Labourer

dimanche 27 janvier 2019, par par Pascale Logié

Madeleine nous interprète une danse où seule la figure féminine paraît pour être initiée. Dans un accomplissement où l’homme pourrait paraître exclu si ce n’est par son absence évoquée dans sa plainte amoureuse. Madeleine ne revêt pourtant pas la figure d’extase et les phases plus agitées de sa danse ne sont jamais transe. Jamais elle ne s’abandonne, aussi le déshabillage n’est pas dépouillement mais passage.
L’occurrence répétée de ses mains rouges comme représentation du cycle menstruel fait écho au rituel agraire figuré par les frappes de ses bottines noires. Noire comme le simple T-shirt, legging qui dessine sa frêle silhouette, les joues rouge comme figure innocente de la jeune paysanne au labeur.
Par la communion avec la nature, l’expérience physique proprement féminine de la vie se fonde par la rencontre tellurique de la danse : faire l’amour avec la terre.
C’était il y a un an
Et je revois ce solo attendu.
La puissance et la forte présence de Madeleine sont amplifiées par le son des tambours battants démultipliés sur les contours du plateau. Scénographie minimaliste du tapis de danse immaculé et d’un rideau bleu de France en angle fond de scène côté cour, une ampoule rouge ponctue cette installation.

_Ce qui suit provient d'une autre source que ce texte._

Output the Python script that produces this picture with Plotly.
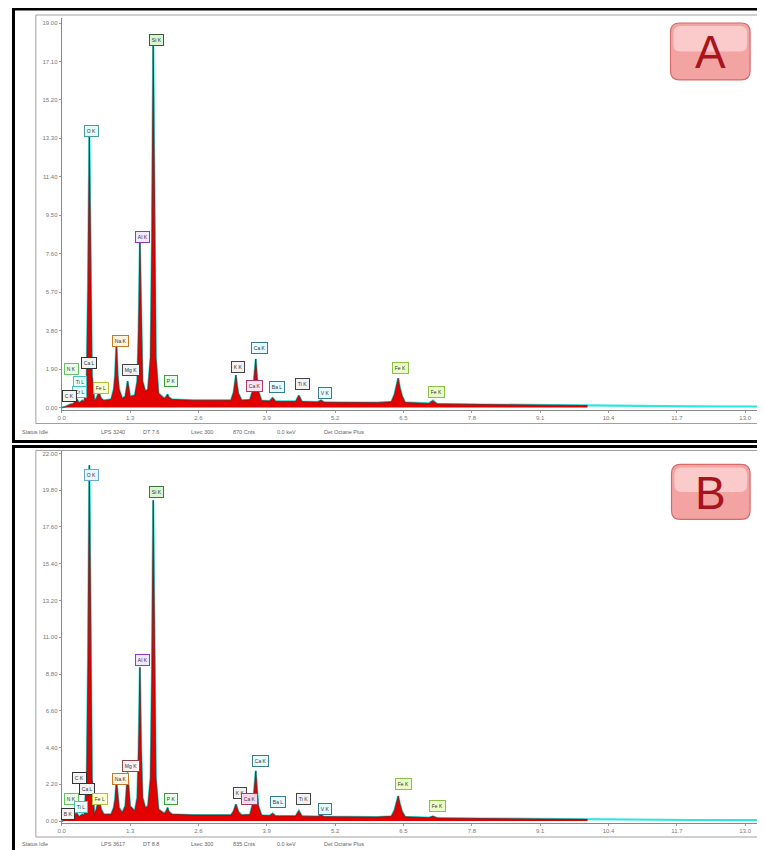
import plotly.graph_objects as go

# the page body adds an 8px margin, so the figure is 16px smaller than the window
OFF = 8
W, H = 757, 842

# ---------------- data ----------------
x_tick_vals = [0.0, 1.3, 2.6, 3.9, 5.2, 6.5, 7.8, 9.1, 10.4, 11.7, 13.0]
x_tick_text = ["0.0", "1.3", "2.6", "3.9", "5.2", "6.5", "7.8", "9.1", "10.4", "11.7", "13.0"]

a_y_tick_vals = [0.0, 1.9, 3.8, 5.7, 7.6, 9.5, 11.4, 13.3, 15.2, 17.1, 19.0]
a_y_tick_text = ["0.00", "1.90", "3.80", "5.70", "7.60", "9.50", "11.40", "13.30", "15.20", "17.10", "19.00"]
b_y_tick_vals = [0.0, 2.2, 4.4, 6.6, 8.8, 11.0, 13.2, 15.4, 17.6, 19.8, 22.0]
b_y_tick_text = ["0.00", "2.20", "4.40", "6.60", "8.80", "11.00", "13.20", "15.40", "17.60", "19.80", "22.00"]

# energy axis of both spectra (keV)
energy = [
    0.00, 0.08, 0.16, 0.22, 0.28, 0.33, 0.39, 0.43,
    0.475, 0.50, 0.525, 0.55, 0.575,
    0.62, 0.66, 0.705, 0.75, 0.80,
    0.94, 0.99, 1.015, 1.041, 1.065, 1.09,
    1.15, 1.21, 1.254, 1.30,
    1.39, 1.437, 1.462, 1.487, 1.512, 1.537,
    1.59, 1.64, 1.690, 1.715, 1.740, 1.765, 1.790, 1.84,
    1.95, 1.99, 2.013, 2.04, 2.10,
    2.50, 3.00,
    3.22, 3.27, 3.293, 3.313, 3.335, 3.36, 3.42,
    3.58, 3.64, 3.667, 3.691, 3.715, 3.74, 3.80,
    3.95, 4.012, 4.07,
    4.45, 4.51, 4.57,
    4.87, 4.93, 4.99,
    6.00, 6.27, 6.33, 6.37, 6.40, 6.43, 6.47, 6.53,
    6.98, 7.06, 7.14,
    8.00, 9.00, 10.00,
]

# spectrum A (kcounts)
a_counts = [
    0.00, 0.05, 0.15, 0.18, 0.45, 0.22, 0.35, 0.30,
    1.60, 6.00, 13.50, 6.00, 1.60,
    0.35, 0.45, 0.75, 0.45, 0.35,
    0.40, 0.90, 1.60, 3.20, 1.60, 0.90,
    0.45, 0.55, 1.30, 0.55,
    0.60, 1.30, 3.80, 8.20, 3.80, 1.30,
    0.80, 0.90, 2.50, 8.10, 18.00, 8.10, 2.50, 0.70,
    0.45, 0.55, 0.65, 0.50, 0.40,
    0.36, 0.34,
    0.36, 0.75, 1.20, 1.60, 1.10, 0.70, 0.36,
    0.38, 0.90, 1.60, 2.40, 1.50, 0.80, 0.34,
    0.32, 0.48, 0.30,
    0.30, 0.60, 0.29,
    0.27, 0.36, 0.26,
    0.24, 0.28, 0.65, 1.05, 1.45, 1.00, 0.60, 0.25,
    0.20, 0.34, 0.18,
    0.15, 0.12, 0.10,
]

# spectrum B (kcounts)
b_counts = [
    0.00, 0.06, 0.18, 0.20, 0.50, 0.25, 0.40, 0.35,
    2.60, 9.60, 21.30, 9.60, 2.60,
    0.40, 0.70, 1.40, 0.70, 0.40,
    0.40, 0.80, 1.30, 2.40, 1.30, 0.80,
    0.50, 0.90, 2.90, 0.90,
    0.60, 1.40, 4.20, 9.20, 4.20, 1.40,
    0.80, 0.90, 2.60, 8.70, 19.20, 8.70, 2.60, 0.70,
    0.45, 0.60, 0.80, 0.55, 0.40,
    0.36, 0.34,
    0.36, 0.60, 0.85, 1.00, 0.80, 0.55, 0.36,
    0.38, 1.10, 2.00, 3.00, 1.90, 0.90, 0.34,
    0.32, 0.45, 0.30,
    0.30, 0.62, 0.29,
    0.27, 0.36, 0.26,
    0.24, 0.28, 0.65, 1.10, 1.50, 1.05, 0.60, 0.25,
    0.20, 0.28, 0.18,
    0.15, 0.12, 0.10,
]

# tail of the cyan overlay beyond the red spectrum
tail_energy = [11.0, 12.0, 13.32]
tail_counts = [0.07, 0.06, 0.05]

# peak labels: text, energy, label height (kcounts), border colour, fill colour
a_labels = [
    ("Si K", 1.80, 18.16, "#3a5a40", "#d8f5d0"), ("O K", 0.57, 13.67, "#4a9a9a", "#e0fafa"),
    ("Al K", 1.53, 8.44, "#8a3acb", "#f3e6ff"), ("Na K", 1.12, 3.31, "#c07a2a", "#fff3e0"),
    ("Mg K", 1.31, 1.83, "#444444", "#f2f2f2"), ("P K", 2.08, 1.33, "#3aa03a", "#eaffea"),
    ("K K", 3.35, 2.02, "#444444", "#f2f2f2"), ("Ca K", 3.77, 2.96, "#3a7a8a", "#e6fbff"),
    ("Ca K", 3.67, 1.04, "#aa3a6a", "#ffe6f2"), ("Ba L", 4.09, 0.99, "#3a7a8a", "#e6fbff"),
    ("Ti K", 4.58, 1.18, "#444444", "#f2f2f2"), ("V K", 5.01, 0.74, "#3a7a8a", "#e6fbff"),
    ("Fe K", 6.45, 1.97, "#8ac04a", "#eaffc8"), ("Fe K", 7.13, 0.79, "#8ac04a", "#eaffc8"),
    ("N K", 0.19, 1.92, "#6ac06a", "#eaffea"), ("Ca L", 0.51, 2.22, "#333333", "#f2f2f2"),
    ("Ti L", 0.34, 1.28, "#4ac0c0", "#e6ffff"), ("Cr L", 0.34, 0.79, "#4ac0c0", "#e6ffff"),
    ("C K", 0.15, 0.59, "#333333", "#f2f2f2"), ("Fe L", 0.74, 0.94, "#b0c040", "#fbffd0"),
]
b_labels = [
    ("O K", 0.57, 20.74, "#6aaad0", "#e6f6ff"), ("Si K", 1.80, 19.72, "#3a7a40", "#d8f5d0"),
    ("Al K", 1.53, 9.62, "#8a3acb", "#f3e6ff"), ("Mg K", 1.32, 3.29, "#8a4a4a", "#fff0f0"),
    ("Na K", 1.12, 2.51, "#c07a2a", "#fff3e0"), ("P K", 2.08, 1.31, "#3aa03a", "#eaffea"),
    ("K K", 3.39, 1.67, "#444444", "#f2f2f2"), ("Ca K", 3.78, 3.59, "#3a7a8a", "#e6fbff"),
    ("Ca K", 3.58, 1.31, "#aa3a6a", "#ffd6e8"), ("Ba L", 4.11, 1.14, "#3a7a8a", "#e6fbff"),
    ("Ti K", 4.60, 1.31, "#444444", "#f2f2f2"), ("V K", 5.01, 0.72, "#3a7a8a", "#e6fbff"),
    ("Fe K", 6.51, 2.21, "#8ac04a", "#eaffc8"), ("Fe K", 7.15, 0.90, "#8ac04a", "#eaffc8"),
    ("C K", 0.34, 2.57, "#333333", "#f2f2f2"), ("Ca L", 0.49, 1.91, "#333333", "#f2f2f2"),
    ("N K", 0.19, 1.31, "#6ac06a", "#eaffea"), ("Fe L", 0.72, 1.31, "#b0c040", "#fbffd0"),
    ("Ti L", 0.36, 0.84, "#4ac0c0", "#e6ffff"), ("B K", 0.12, 0.42, "#333333", "#f2f2f2"),
]

a_status = ["Status Idle", "LPS 3240", "DT 7.6", "Lsec 300", "870 Cnts", "0.0 keV", "Det Octane Plus"]
b_status = ["Status Idle", "LPS 3617", "DT 8.8", "Lsec 300", "835 Cnts", "0.0 keV", "Det Octane Plus"]


# ---------------- helpers (window pixels -> paper) ----------------
def px(x):
    return (x - OFF) / W


def py(y):
    return 1 - (y - OFF) / H


RED = "#e30000"
CYAN = "#2fe6de"

fig = go.Figure()

for counts, xa, ya in [(a_counts, "x", "y"), (b_counts, "x2", "y2")]:
    fig.add_trace(go.Scatter(x=energy + tail_energy, y=counts + tail_counts, mode="lines",
                             line=dict(color=CYAN, width=2.2), xaxis=xa, yaxis=ya,
                             hoverinfo="skip", showlegend=False))
    fig.add_trace(go.Scatter(x=energy, y=counts, mode="lines", fill="tozeroy",
                             fillcolor=RED, line=dict(color="#7a1010", width=0.7),
                             xaxis=xa, yaxis=ya, showlegend=False))

axis_common = dict(showgrid=False, zeroline=False, showline=True, linecolor="#888888",
                   linewidth=1, ticks="outside", ticklen=2, tickcolor="#999999",
                   tickfont=dict(size=6, color="#777777", family="Liberation Sans"))

fig.update_layout(
    width=W, height=H, margin=dict(l=0, r=0, t=0, b=0),
    paper_bgcolor="white", plot_bgcolor="white",
    xaxis=dict(domain=[px(58), px(762)], range=[0, 13.32], anchor="y",
               tickvals=x_tick_vals, ticktext=x_tick_text, **axis_common),
    yaxis=dict(domain=[py(410), py(18)], range=[-0.099, 19.25], anchor="x",
               tickvals=a_y_tick_vals, ticktext=a_y_tick_text, **axis_common),
    xaxis2=dict(domain=[px(58), px(762)], range=[0, 13.32], anchor="y2",
                tickvals=x_tick_vals, ticktext=x_tick_text, **axis_common),
    yaxis2=dict(domain=[py(824), py(451)], range=[-0.12, 22.18], anchor="x2",
                tickvals=b_y_tick_vals, ticktext=b_y_tick_text, **axis_common),
)

shapes = []
# window frames
for top, bot in [(9, 442), (447, 860)]:
    shapes.append(dict(type="rect", xref="paper", yref="paper", x0=px(9.5), x1=px(764),
                       y0=py(bot), y1=py(top), line=dict(color="black", width=3), layer="above"))
for top, inner_bot in [(15, 424), (451, 838)]:
    for (x0, y0, x1, y1) in [(32, inner_bot, 32, top), (32, top, 762, top),
                             (762, inner_bot, 762, top), (32, inner_bot, 762, inner_bot)]:
        shapes.append(dict(type="line", xref="paper", yref="paper", x0=px(x0), x1=px(x1),
                           y0=py(y0), y1=py(y1), line=dict(color="#a0a0a0", width=1)))


def rounded_rect(x0, y0, x1, y1, r):
    rx, ry = r / W, r / H
    X0, X1, Y0, Y1 = px(x0), px(x1), py(y1), py(y0)
    return (f"M {X0+rx},{Y0} L {X1-rx},{Y0} Q {X1},{Y0} {X1},{Y0+ry} "
            f"L {X1},{Y1-ry} Q {X1},{Y1} {X1-rx},{Y1} L {X0+rx},{Y1} "
            f"Q {X0},{Y1} {X0},{Y1-ry} L {X0},{Y0+ry} Q {X0},{Y0} {X0+rx},{Y0} Z")


annotations = []
for letter, (x0, y0, x1, y1) in [("A", (670, 23, 750, 80)), ("B", (671, 465, 750, 520))]:
    shapes.append(dict(type="path", xref="paper", yref="paper",
                       path=rounded_rect(x0, y0, x1, y1, 9),
                       fillcolor="#f4a3a3", line=dict(color="#d46a6a", width=1.2)))
    shapes.append(dict(type="path", xref="paper", yref="paper",
                       path=rounded_rect(x0 + 3, y0 + 3, x1 - 3, (y0 + y1) / 2, 7),
                       fillcolor="rgba(255,228,228,0.6)", line=dict(width=0)))
    annotations.append(dict(xref="paper", yref="paper", x=px((x0 + x1) / 2), y=py((y0 + y1) / 2 + 1),
                            text=letter, showarrow=False, xanchor="center", yanchor="middle",
                            font=dict(size=46, color="#a8141c", family="Liberation Sans")))

for labels, xa, ya in [(a_labels, "x", "y"), (b_labels, "x2", "y2")]:
    for text, e, h, bc, bg in labels:
        annotations.append(dict(xref=xa, yref=ya, x=e, y=h, text=text, showarrow=False,
                                font=dict(size=5, color="#333333", family="Liberation Sans"),
                                bordercolor=bc, bgcolor=bg, borderwidth=1, borderpad=1.8,
                                xanchor="center", yanchor="middle"))

status_x = [16, 95, 138, 186, 228, 272, 320]
for status, ypos in [(a_status, 433), (b_status, 845)]:
    for t, xs in zip(status, status_x):
        annotations.append(dict(xref="paper", yref="paper", x=px(xs), y=py(ypos), text=t,
                                showarrow=False, xanchor="left", yanchor="middle",
                                font=dict(size=5.5, color="#666666", family="Liberation Sans")))

fig.update_layout(shapes=shapes, annotations=annotations)
fig.write_html("out.html")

Est- ce cette image ou les pas à la mécanique militaire qui m’ont fait surgir la figure épique de Jeanne d’Arc ? La personnification de cette icône populaire à l’image de la paysannerie, le regard illuminé de la vierge habitée par une mission divine. La figure conquérante et déterminée allant de l’avant d’un pas affirmé. Claque les talons, se battre contre d’invisibles démons. Les traversées franches des directions du plateau s’effectuent avec le port altier.
Figure pantomimique à la Buster Keaton, elle joue tant du burlesque que d’une danse aux accents baroques et à la gestuelle contemporaine assurée en interaction aux pulsations des percussions. N’hésitant pas à sortir du champ de la scène, se risquant à la proximité frontale du public. Le regard franc.
La silhouette longiligne sombre laisse place à la projection d’un film documentaire sur la croissance des plantes. Je retiendrai le sommeil des pâquerettes. Elle ne profite pas de ce temps et opte pour un changement à vue mise à nue. Costume virginal pour le chant final ode à la terre nourricière, amour déchu amour déçu complainte laconique d’une danseuse héroïque.